1. ## double integral help, polar coordinates

I get to this bit

$\int^{\frac{\pi}{2}}_{0} \int^{1}_{0} \sqrt{r^{2} +1} r dr d\theta$

from here, can I not simplify the expression $\sqrt{r^{2}+1} r$

=

$r^{2} + r$ ??

2. ## Re: double integral help, polar coordinates

The r in " $r drd\theta$" is outside the square root. Use the substitution $u= r^2+ 1$.

3. ## Re: double integral help, polar coordinates

Originally Posted by HallsofIvy
The r in " $r drd\theta$" is outside the square root. Use the substitution $u= r^2+ 1$.
I know that it is outside the square root, but why can i not just take the square root or r^2 and 1 that gives

$\sqrt{r^{2} + 1}$ = r+ 1

than multiply that through by r? why is this wrong ?

4. ## Re: double integral help, polar coordinates

Back to algebra class for you: you can't take the square root of each term like that. For example $\sqrt{3^2+1}$ is $\sqrt{10}$, not 4. Or looking the other way, $(r+1)^2$ is $r^2+2r+1$, not $r^2+1$.

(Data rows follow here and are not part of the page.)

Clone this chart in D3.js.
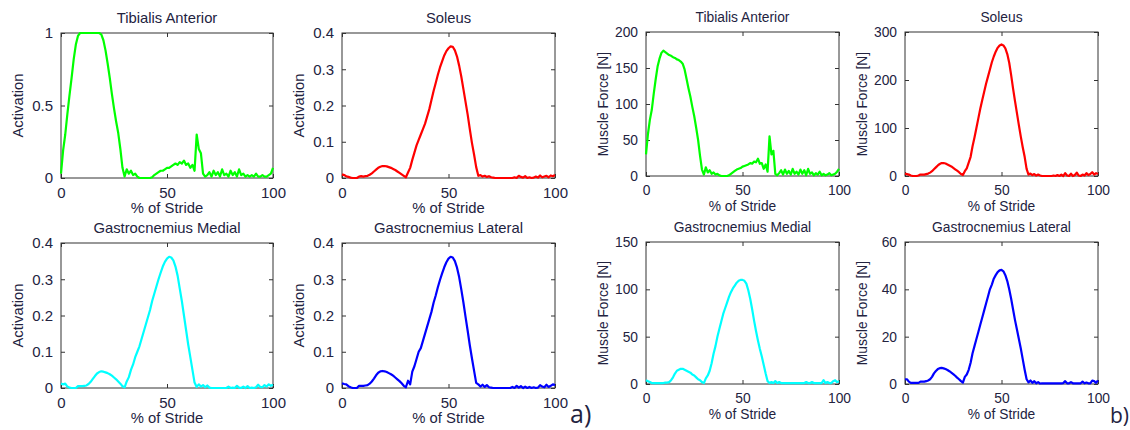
<!DOCTYPE html>
<html>
<head>
<meta charset="utf-8">
<script src="https://cdn.jsdelivr.net/npm/d3@7"></script>
<style>
body { margin:0; background:#fff; }
text { font-family: "Liberation Sans", Arial, sans-serif; fill:#23233f; }
</style>
</head>
<body>
<div id="muscle_viz"></div>
<script>
var width = 1130;
var height = 430;

// % of stride, 0..100 in 1% steps
var stride = [0,1,2,3,4,5,6,7,8,9,10,11,12,13,14,15,16,17,18,19,20,21,22,23,24,25,26,27,28,29,30,
  31,32,33,34,35,36,37,38,39,40,41,42,43,44,45,46,47,48,49,50,51,52,53,54,55,56,57,58,59,60,
  61,62,63,64,65,66,67,68,69,70,71,72,73,74,75,76,77,78,79,80,81,82,83,84,85,86,87,88,89,90,
  91,92,93,94,95,96,97,98,99,100];

var titles = ['Tibialis Anterior', 'Soleus', 'Gastrocnemius Medial', 'Gastrocnemius Lateral'];
var colors = ['#00ff00', '#ff0000', '#00ffff', '#0000ff'];

// a) activation
var taAct = [0.03,0.19,0.30,0.44,0.57,0.69,0.82,0.92,0.98,1,1,1,1,1,1,1,1,1,1,0.99,0.95,
  0.88,0.79,0.69,0.58,0.48,0.39,0.31,0.2,0.07,0.01,0.06,0.03,0.05,0.02,0.03,0.01,0,0,0,0,
  0,0,0.005,0.02,0.03,0.04,0.05,0.05,0.06,0.07,0.07,0.08,0.09,0.1,0.09,0.11,0.1,0.12,0.09,0.1,
  0.07,0.09,0.05,0.3,0.2,0.17,0.03,0.01,0.02,0.04,0.01,0.05,0.02,0.04,0.01,0.06,0.02,0.03,0.01,0.05,
  0.02,0.04,0.01,0.06,0.02,0.03,0.01,0.02,0.01,0.02,0.01,0.03,0.01,0.01,0.02,0.01,0.01,0.02,0.03,0.07];
var solAct = [0.01,0.008,0.005,0.003,0.001,0,0,0,0.004,0.005,0.004,0.005,0.006,0.009,0.013,0.018,0.023,0.028,0.031,0.033,0.033,
  0.032,0.03,0.028,0.025,0.022,0.018,0.014,0.01,0.006,0.002,0.015,0.028,0.05,0.07,0.09,0.105,0.12,0.135,0.15,0.17,
  0.19,0.215,0.24,0.262,0.285,0.305,0.322,0.338,0.35,0.358,0.363,0.362,0.352,0.335,0.31,0.28,0.245,0.21,0.175,0.135,
  0.097,0.065,0.03,0.006,0.008,0.004,0.006,0.003,0.005,0.002,0.001,0,0,0,0,0,0,0,0,0,
  0.002,0,0.006,0.003,0.001,0.005,0,0.002,0,0.001,0.004,0.001,0.007,0.002,0.004,0.006,0.002,0.007,0.005,0.008];
var gmAct = [0.012,0.01,0.012,0.004,0.001,0,0,0,0.005,0.005,0.005,0.006,0.007,0.011,0.017,0.025,0.033,0.04,0.044,0.046,0.045,
  0.043,0.041,0.038,0.034,0.029,0.024,0.018,0.012,0.005,0.002,0.018,0.03,0.05,0.065,0.085,0.1,0.115,0.135,0.155,0.175,
  0.195,0.215,0.24,0.26,0.28,0.3,0.318,0.335,0.348,0.357,0.362,0.36,0.352,0.335,0.31,0.275,0.24,0.2,0.16,0.12,
  0.085,0.05,0.015,0.003,0.01,0.004,0.008,0.002,0.007,0.001,0,0,0,0,0,0,0,0,0.004,0,
  0.001,0,0.006,0.001,0,0.004,0,0.005,0,0.001,0,0.002,0.009,0.003,0.002,0.008,0.004,0.01,0.006,0.009];
var glAct = [0.013,0.011,0.01,0.005,0.002,0,0,0,0.006,0.006,0.006,0.007,0.008,0.012,0.018,0.026,0.035,0.042,0.046,0.047,0.046,
  0.044,0.041,0.038,0.034,0.029,0.024,0.019,0.013,0.006,0.002,0.02,0.01,0.045,0.06,0.08,0.1,0.11,0.13,0.15,0.17,
  0.19,0.21,0.235,0.255,0.278,0.298,0.316,0.333,0.347,0.357,0.362,0.36,0.35,0.332,0.306,0.272,0.236,0.196,0.158,0.118,
  0.082,0.048,0.014,0.01,0.004,0.009,0.003,0.008,0.002,0.001,0,0,0,0,0,0,0,0,0,0.003,
  0,0.006,0.001,0.005,0,0.004,0,0.003,0,0.002,0,0.001,0.008,0.004,0.002,0.009,0.003,0.006,0.01,0.008];

// b) muscle force [N]
var taF = [30,58,78,92,114,134,152,163,171,174,172,170,168,167,165,164,162,161,159,156,148,
  135,122,110,96,83,67,50,28,9,2,12,5,8,3,5,2,3,1,0,0,
  0,0,1,3,5,7,9,10,11,13,14,15,16,18,17,20,19,24,17,18,
  10,16,6,55,30,35,3,1,4,8,2,9,3,7,2,10,3,6,2,9,
  3,8,1,10,3,5,1,4,2,6,1,3,1,2,4,1,2,3,6,10];
var solF = [5,4,3,1,0,0,0,1,3,3,3,4,5,7,10,14,18,22,25,27,27,
  26,24,22,20,17,14,11,8,4,2,10,16,28,40,62,80,100,120,140,158,
  175,192,207,222,237,249,259,267,272,274,272,266,254,236,210,182,156,131,106,82,
  60,40,15,3,5,2,4,1,3,1,0,0,0,0,0,0,1,0,2,0,
  3,0,6,1,0,5,0,2,7,1,0,3,1,6,2,4,8,3,6,4];
var gmF = [4,3,2,1,1,1,1,1,1,1,1.5,1.5,2,4,7,11,14,15,16,16,15,
  14,13,12,10,9,7,5,4,2,1,6,9,14,22,32,40,50,58,66,74,
  80,86,92,97,101,104,107,109,110,110,109,106,99,90,79,67,56,46,37,29,
  20,11,3,1,2,1,3,1,2,1,1,1,1,1,1,1,1,1,1,1,
  1,1,2,1,1,2,1,1,1,1,1,4,1,2,1,1,3,4,2,3];
var glF = [2,2,1,0.5,0.5,0.5,0.5,0.5,1,1,1,1.2,1.5,2,3,4.5,5.5,6.3,6.7,6.8,6.6,
  6.3,5.9,5.4,4.8,4.2,3.5,2.7,2,1.2,0.6,3,4,6,9,13,16,19,22,25,28,
  31,34,37,40,42,44.5,46,47.3,48,48.2,47.6,46,43.5,40,36,31.5,27,23,19,15,
  10.5,6,2,0.7,1.5,0.5,1.2,0.3,0.8,0.2,0.3,0.3,0.3,0.3,0.3,0.3,0.3,0.3,0.3,0.3,
  0.3,0.4,1.2,0.3,0.3,0.8,0.3,0.3,0.3,0.3,0.3,1,0.3,0.6,0.3,0.3,1.4,1.2,0.5,1.5];

// y tick labels per panel
var actTicks1 = [0, 0.5, 1];
var actTicks = [0, 0.1, 0.2, 0.3, 0.4];
var taFTicks = [0, 50, 100, 150, 200];
var solFTicks = [0, 100, 200, 300];
var gmFTicks = [0, 50, 100, 150];
var glFTicks = [0, 20, 40, 60];
var xTicks = [0, 50, 100];

var svg = d3.select('#muscle_viz').append('svg')
  .attr('width', width)
  .attr('height', height);

// panel layout (box corners), label font size and tick font size
var panels = [
  {v:taAct, t:0, ticks:actTicks1, yl:'Activation', x0:61, x1:273, y0:33, y1:178, fs:14.8, tfs:15},
  {v:solAct, t:1, ticks:actTicks, yl:'Activation', x0:342, x1:555, y0:33, y1:178, fs:14.8, tfs:15},
  {v:gmAct, t:2, ticks:actTicks, yl:'Activation', x0:61, x1:273, y0:243, y1:388, fs:14.8, tfs:15},
  {v:glAct, t:3, ticks:actTicks, yl:'Activation', x0:342, x1:555, y0:243, y1:388, fs:14.8, tfs:15},
  {v:taF, t:0, ticks:taFTicks, yl:'Muscle Force [N]', x0:646, x1:839, y0:32, y1:176, fs:13.8, tfs:13.8},
  {v:solF, t:1, ticks:solFTicks, yl:'Muscle Force [N]', x0:905, x1:1098, y0:32, y1:176, fs:13.8, tfs:13.8},
  {v:gmF, t:2, ticks:gmFTicks, yl:'Muscle Force [N]', x0:646, x1:839, y0:242, y1:384, fs:13.8, tfs:13.8},
  {v:glF, t:3, ticks:glFTicks, yl:'Muscle Force [N]', x0:905, x1:1098, y0:242, y1:384, fs:13.8, tfs:13.8}
];

panels.forEach(function(p){
  var x = d3.scaleLinear().domain([0, 100]).range([p.x0, p.x1]);
  var y = d3.scaleLinear().domain([0, d3.max(p.ticks)]).range([p.y1, p.y0]);
  var g = svg.append('g');

  // box
  g.append('rect')
    .attr('x', p.x0).attr('y', p.y0)
    .attr('width', p.x1 - p.x0).attr('height', p.y1 - p.y0)
    .attr('fill', 'none').attr('stroke', '#333').attr('stroke-width', 1);

  // inward ticks on all four sides, labels left and bottom
  g.append('g').attr('transform', 'translate(' + p.x0 + ',0)')
    .call(d3.axisLeft(y).tickValues(p.ticks).tickSizeInner(-4).tickSizeOuter(0).tickPadding(8).tickFormat(d3.format('')))
    .call(function(a){ a.select('.domain').remove(); });
  g.append('g').attr('transform', 'translate(' + p.x1 + ',0)')
    .call(d3.axisRight(y).tickValues(p.ticks).tickSizeInner(-4).tickSizeOuter(0).tickFormat(''))
    .call(function(a){ a.select('.domain').remove(); });
  g.append('g').attr('transform', 'translate(0,' + p.y1 + ')')
    .call(d3.axisBottom(x).tickValues(xTicks).tickSizeInner(-4).tickSizeOuter(0).tickPadding(9))
    .call(function(a){ a.select('.domain').remove(); });
  g.append('g').attr('transform', 'translate(0,' + p.y0 + ')')
    .call(d3.axisTop(x).tickValues(xTicks).tickSizeInner(-4).tickSizeOuter(0).tickFormat(''))
    .call(function(a){ a.select('.domain').remove(); });

  g.selectAll('.tick line').attr('stroke', '#333');
  g.selectAll('.tick text')
    .style('font-family', '"Liberation Sans", Arial, sans-serif')
    .style('font-size', p.tfs + 'px')
    .attr('fill', '#23233f');

  var line = d3.line()
    .x(function(d, i){ return x(stride[i]); })
    .y(function(d){ return y(d); });

  g.append('path')
    .datum(p.v)
    .attr('d', line)
    .attr('fill', 'none')
    .attr('stroke', colors[p.t])
    .attr('stroke-width', 2.2)
    .attr('stroke-linejoin', 'round');

  g.append('text')
    .attr('x', (p.x0 + p.x1) / 2).attr('y', p.y0 - 10)
    .attr('text-anchor', 'middle')
    .style('font-size', p.fs + 'px')
    .text(titles[p.t]);

  g.append('text')
    .attr('x', (p.x0 + p.x1) / 2).attr('y', p.y1 + 35)
    .attr('text-anchor', 'middle')
    .style('font-size', p.fs + 'px')
    .text('% of Stride');

  g.append('text')
    .attr('transform', 'translate(' + (p.x0 - 38) + ',' + ((p.y0 + p.y1) / 2) + ') rotate(-90)')
    .attr('text-anchor', 'middle')
    .style('font-size', p.fs + 'px')
    .text(p.yl);
});

// sub-figure letters
svg.append('text').attr('x', 570).attr('y', 423)
  .style('font-size', '25px').style('font-family', '"Open Sans", sans-serif').attr('fill', '#000')
  .text('a)');
svg.append('text').attr('x', 1110).attr('y', 423)
  .style('font-size', '21px').style('font-family', '"Open Sans", sans-serif').attr('fill', '#000')
  .text('b)');
</script>
</body>
</html>
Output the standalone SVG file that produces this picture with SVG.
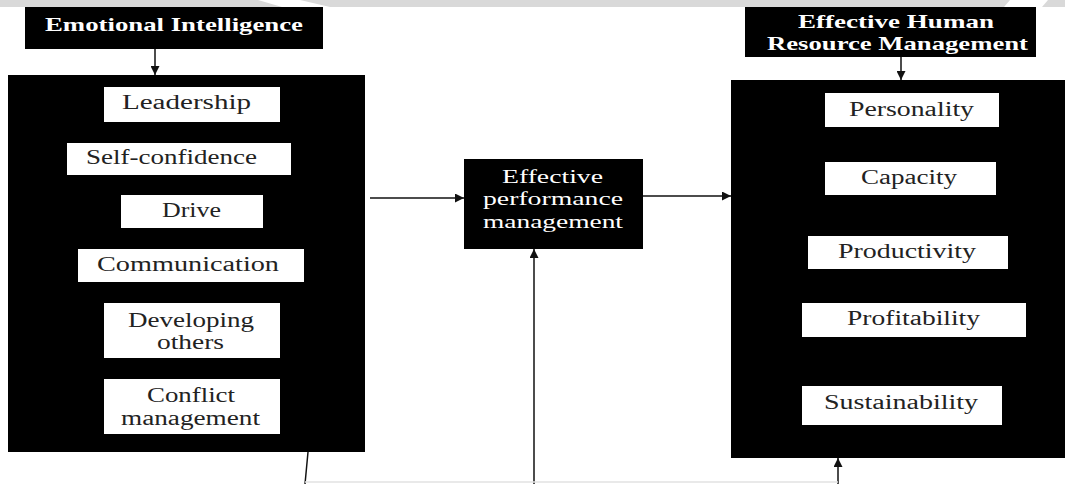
<svg xmlns="http://www.w3.org/2000/svg" width="1065" height="484" viewBox="0 0 1065 484">
<defs>
<marker id="ah" viewBox="0 0 10 10" refX="10" refY="5" markerWidth="9" markerHeight="9" markerUnits="userSpaceOnUse" orient="auto">
<path d="M0,0 L10,5 L0,10 z" fill="#111"/>
</marker>
</defs>
<style>
.blk{fill:#000}
.wb{fill:#fff}
.lbl{font-family:"Liberation Serif","Times New Roman",serif;font-size:20px;fill:#222}
.ttl{font-family:"Liberation Serif","Times New Roman",serif;font-size:19px;font-weight:bold;fill:#fff}
.wt{font-family:"Liberation Serif","Times New Roman",serif;font-size:19px;fill:#fff}
.ln{stroke:#111;stroke-width:1.5;fill:none}
.fl{stroke:#e2e2e2;stroke-width:1.5;fill:none}
</style>
<rect width="1065" height="484" fill="#fff"/>
<g id="band">
<rect x="0" y="0" width="1065" height="7" fill="#d9d9d9"/>
<polygon points="258,0 300,0 330,7 282,7" fill="#fff"/>
<polygon points="1010,0 1048,0 1042,7 1004,7" fill="#fff"/>
</g>
<g id="connectors">
<line class="ln" x1="155" y1="49" x2="155" y2="75" marker-end="url(#ah)"/>
<line class="ln" x1="901" y1="57" x2="901" y2="80" marker-end="url(#ah)"/>
<line class="ln" x1="370" y1="198" x2="464" y2="198" marker-end="url(#ah)"/>
<line class="ln" x1="643" y1="196" x2="731" y2="196" marker-end="url(#ah)"/>
<line class="ln" x1="534" y1="484" x2="534" y2="249" marker-end="url(#ah)"/>
<line class="ln" x1="838" y1="484" x2="838" y2="458" marker-end="url(#ah)"/>
<line class="ln" x1="308" y1="452" x2="305" y2="484"/>
<line class="fl" x1="305" y1="482" x2="838" y2="482"/>
</g>
<g id="emotional-intelligence">
<rect class="blk" x="25" y="7" width="298" height="42"/>
<text class="ttl" x="45" y="31" textLength="258" lengthAdjust="spacingAndGlyphs">Emotional Intelligence</text>
</g>
<g id="ei-panel">
<rect class="blk" x="8" y="75" width="357" height="377"/>
</g>
<g id="leadership">
<rect class="wb" x="104" y="87" width="176" height="35"/>
<text class="lbl" x="122" y="109" textLength="129" lengthAdjust="spacingAndGlyphs">Leadership</text>
</g>
<g id="self-confidence">
<rect class="wb" x="67" y="143" width="224" height="32"/>
<text class="lbl" x="86" y="164" textLength="171" lengthAdjust="spacingAndGlyphs">Self-confidence</text>
</g>
<g id="drive">
<rect class="wb" x="121" y="195" width="142" height="33"/>
<text class="lbl" x="162" y="217" textLength="59" lengthAdjust="spacingAndGlyphs">Drive</text>
</g>
<g id="communication">
<rect class="wb" x="78" y="249" width="226" height="33"/>
<text class="lbl" x="97" y="271" textLength="182" lengthAdjust="spacingAndGlyphs">Communication</text>
</g>
<g id="developing-others">
<rect class="wb" x="104" y="303" width="176" height="55"/>
<text class="lbl" x="128" y="327" textLength="126" lengthAdjust="spacingAndGlyphs">Developing</text>
<text class="lbl" x="157" y="349" textLength="67" lengthAdjust="spacingAndGlyphs">others</text>
</g>
<g id="conflict-management">
<rect class="wb" x="104" y="379" width="176" height="55"/>
<text class="lbl" x="147" y="402" textLength="88" lengthAdjust="spacingAndGlyphs">Conflict</text>
<text class="lbl" x="121" y="425" textLength="139" lengthAdjust="spacingAndGlyphs">management</text>
</g>
<g id="effective-performance-management">
<rect class="blk" x="464" y="159" width="179" height="90"/>
<text class="wt" x="502" y="183" textLength="101" lengthAdjust="spacingAndGlyphs">Effective</text>
<text class="wt" x="483" y="205" textLength="140" lengthAdjust="spacingAndGlyphs">performance</text>
<text class="wt" x="483" y="228" textLength="140" lengthAdjust="spacingAndGlyphs">management</text>
</g>
<g id="effective-hrm">
<rect class="blk" x="745" y="7" width="291" height="50"/>
<text class="ttl" x="798" y="28" textLength="196" lengthAdjust="spacingAndGlyphs">Effective Human</text>
<text class="ttl" x="767" y="50" textLength="261" lengthAdjust="spacingAndGlyphs">Resource Management</text>
</g>
<g id="hrm-panel">
<rect class="blk" x="731" y="80" width="334" height="378"/>
</g>
<g id="personality">
<rect class="wb" x="825" y="93" width="174" height="34"/>
<text class="lbl" x="849" y="116" textLength="125" lengthAdjust="spacingAndGlyphs">Personality</text>
</g>
<g id="capacity">
<rect class="wb" x="825" y="162" width="171" height="33"/>
<text class="lbl" x="861" y="184" textLength="96" lengthAdjust="spacingAndGlyphs">Capacity</text>
</g>
<g id="productivity">
<rect class="wb" x="808" y="236" width="200" height="33"/>
<text class="lbl" x="838" y="258" textLength="138" lengthAdjust="spacingAndGlyphs">Productivity</text>
</g>
<g id="profitability">
<rect class="wb" x="802" y="303" width="224" height="34"/>
<text class="lbl" x="847" y="325" textLength="133" lengthAdjust="spacingAndGlyphs">Profitability</text>
</g>
<g id="sustainability">
<rect class="wb" x="802" y="386" width="200" height="39"/>
<text class="lbl" x="824" y="409" textLength="154" lengthAdjust="spacingAndGlyphs">Sustainability</text>
</g>
</svg>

When you make HallsofIvy's substitution, you get

$\int^{\frac{\pi}{2}}_{0} \int^{2}_{1} \frac{1}{2} u^{1/2}\, du \,d\theta$

which you should be able to integrate directly.

- Hollywood

5. ## Re: double integral help, polar coordinates

Originally Posted by Tweety
I know that it is outside the square root, but why can i not just take the square root or r^2 and 1 that gives

$\sqrt{r^{2} + 1}$ = r+ 1

than multiply that through by r? why is this wrong ?
Is $\sqrt{25+ 1}= \sqrt{26}= 6$?

Or $(r+ 1)^2= r^2+ 2r+ 1$ not $r^2+ 1$.